Given material →
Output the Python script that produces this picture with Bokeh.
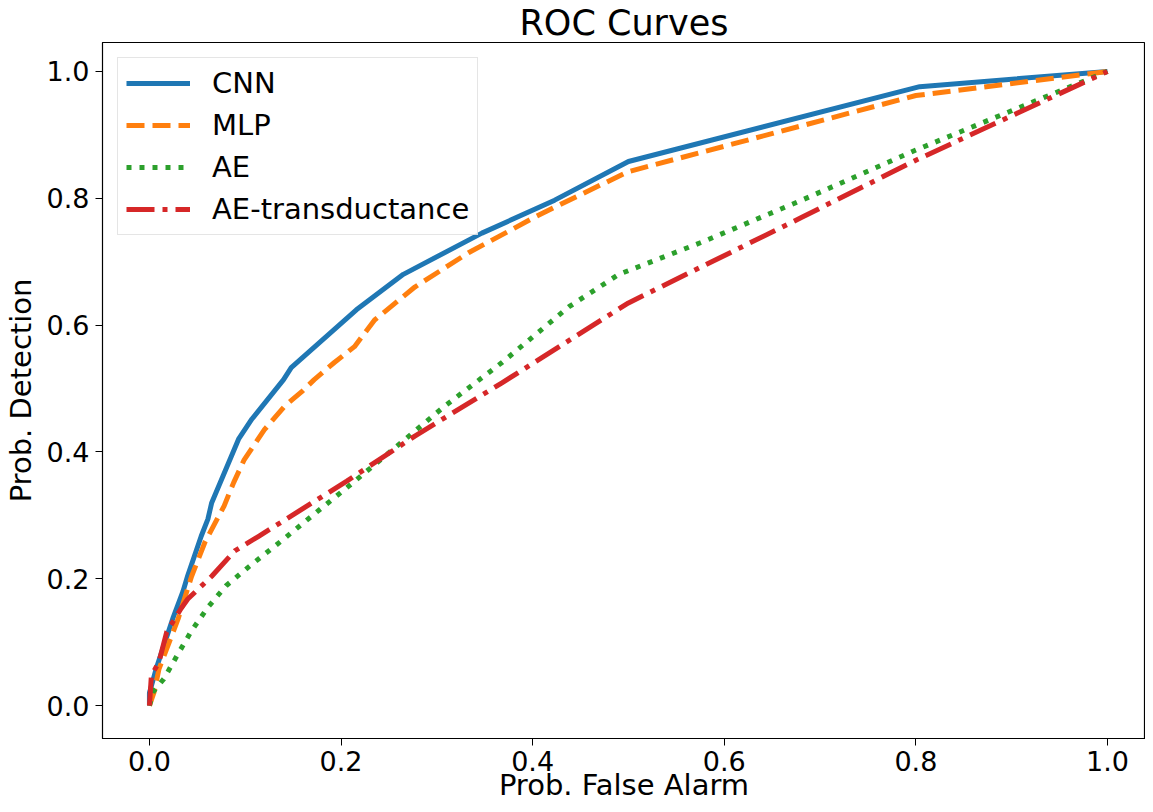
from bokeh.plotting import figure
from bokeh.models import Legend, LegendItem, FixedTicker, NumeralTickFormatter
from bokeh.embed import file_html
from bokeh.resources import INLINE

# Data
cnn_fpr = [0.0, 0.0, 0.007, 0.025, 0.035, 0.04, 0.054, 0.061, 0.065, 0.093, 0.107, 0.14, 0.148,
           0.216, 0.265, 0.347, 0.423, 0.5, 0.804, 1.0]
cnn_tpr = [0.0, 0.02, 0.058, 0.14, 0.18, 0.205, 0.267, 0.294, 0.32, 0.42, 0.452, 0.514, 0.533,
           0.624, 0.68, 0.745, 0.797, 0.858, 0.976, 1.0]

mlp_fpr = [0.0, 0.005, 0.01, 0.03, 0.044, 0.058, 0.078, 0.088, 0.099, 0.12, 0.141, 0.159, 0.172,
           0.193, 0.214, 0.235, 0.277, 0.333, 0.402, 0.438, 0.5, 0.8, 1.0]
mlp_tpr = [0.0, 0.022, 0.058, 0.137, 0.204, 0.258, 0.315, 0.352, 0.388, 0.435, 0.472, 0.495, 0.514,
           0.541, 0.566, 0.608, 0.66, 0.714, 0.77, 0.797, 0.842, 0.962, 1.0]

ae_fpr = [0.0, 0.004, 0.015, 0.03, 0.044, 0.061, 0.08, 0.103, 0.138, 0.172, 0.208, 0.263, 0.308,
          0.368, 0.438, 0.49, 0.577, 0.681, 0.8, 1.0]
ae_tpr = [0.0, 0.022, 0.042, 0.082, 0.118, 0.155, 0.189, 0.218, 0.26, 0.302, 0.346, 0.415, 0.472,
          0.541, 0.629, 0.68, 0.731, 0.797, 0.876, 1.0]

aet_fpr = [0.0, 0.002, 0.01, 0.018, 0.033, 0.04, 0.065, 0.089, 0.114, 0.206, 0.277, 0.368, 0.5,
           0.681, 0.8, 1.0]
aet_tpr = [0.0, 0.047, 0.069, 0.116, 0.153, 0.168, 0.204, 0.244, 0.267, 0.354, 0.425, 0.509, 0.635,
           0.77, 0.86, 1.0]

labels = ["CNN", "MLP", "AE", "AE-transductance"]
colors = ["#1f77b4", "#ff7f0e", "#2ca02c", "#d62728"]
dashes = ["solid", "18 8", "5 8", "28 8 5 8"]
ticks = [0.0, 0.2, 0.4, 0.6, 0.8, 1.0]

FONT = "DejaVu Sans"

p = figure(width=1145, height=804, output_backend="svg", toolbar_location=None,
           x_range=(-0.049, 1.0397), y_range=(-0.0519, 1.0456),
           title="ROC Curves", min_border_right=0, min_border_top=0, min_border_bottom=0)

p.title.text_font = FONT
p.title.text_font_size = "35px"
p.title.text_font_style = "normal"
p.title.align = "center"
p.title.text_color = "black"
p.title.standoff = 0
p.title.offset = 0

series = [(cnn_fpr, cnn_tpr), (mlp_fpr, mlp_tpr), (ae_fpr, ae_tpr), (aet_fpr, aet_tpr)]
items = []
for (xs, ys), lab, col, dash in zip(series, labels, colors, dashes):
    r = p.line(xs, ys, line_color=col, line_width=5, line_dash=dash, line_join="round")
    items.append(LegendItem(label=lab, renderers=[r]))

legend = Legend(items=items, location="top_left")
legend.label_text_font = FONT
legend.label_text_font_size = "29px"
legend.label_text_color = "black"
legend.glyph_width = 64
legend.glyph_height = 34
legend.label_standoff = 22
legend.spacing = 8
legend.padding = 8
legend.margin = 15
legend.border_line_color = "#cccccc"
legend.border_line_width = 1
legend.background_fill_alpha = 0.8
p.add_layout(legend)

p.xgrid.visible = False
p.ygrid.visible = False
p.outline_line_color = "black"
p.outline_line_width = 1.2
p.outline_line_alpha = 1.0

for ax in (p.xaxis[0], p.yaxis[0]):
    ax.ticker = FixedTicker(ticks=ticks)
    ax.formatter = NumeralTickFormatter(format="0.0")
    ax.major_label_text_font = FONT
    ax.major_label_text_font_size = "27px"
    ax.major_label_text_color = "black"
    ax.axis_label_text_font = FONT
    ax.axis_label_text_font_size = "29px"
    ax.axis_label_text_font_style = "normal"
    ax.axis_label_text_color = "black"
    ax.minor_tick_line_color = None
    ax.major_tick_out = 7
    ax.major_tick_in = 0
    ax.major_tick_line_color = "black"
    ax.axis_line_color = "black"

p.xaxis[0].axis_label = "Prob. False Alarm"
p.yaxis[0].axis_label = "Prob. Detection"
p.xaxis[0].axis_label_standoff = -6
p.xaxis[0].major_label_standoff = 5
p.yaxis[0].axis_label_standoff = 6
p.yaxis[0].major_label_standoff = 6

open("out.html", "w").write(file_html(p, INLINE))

Exercise brief → Leave out the pictures, then repeat the listing above exactly from its first line to the line with "0.624, 0.68, 0.745, 0.797, 0.858, 0.976, 1.0]", inclusive.

Result →
Output the Python script that produces this picture with Bokeh.
from bokeh.plotting import figure
from bokeh.models import Legend, LegendItem, FixedTicker, NumeralTickFormatter
from bokeh.embed import file_html
from bokeh.resources import INLINE

# Data
cnn_fpr = [0.0, 0.0, 0.007, 0.025, 0.035, 0.04, 0.054, 0.061, 0.065, 0.093, 0.107, 0.14, 0.148,
           0.216, 0.265, 0.347, 0.423, 0.5, 0.804, 1.0]
cnn_tpr = [0.0, 0.02, 0.058, 0.14, 0.18, 0.205, 0.267, 0.294, 0.32, 0.42, 0.452, 0.514, 0.533,
           0.624, 0.68, 0.745, 0.797, 0.858, 0.976, 1.0]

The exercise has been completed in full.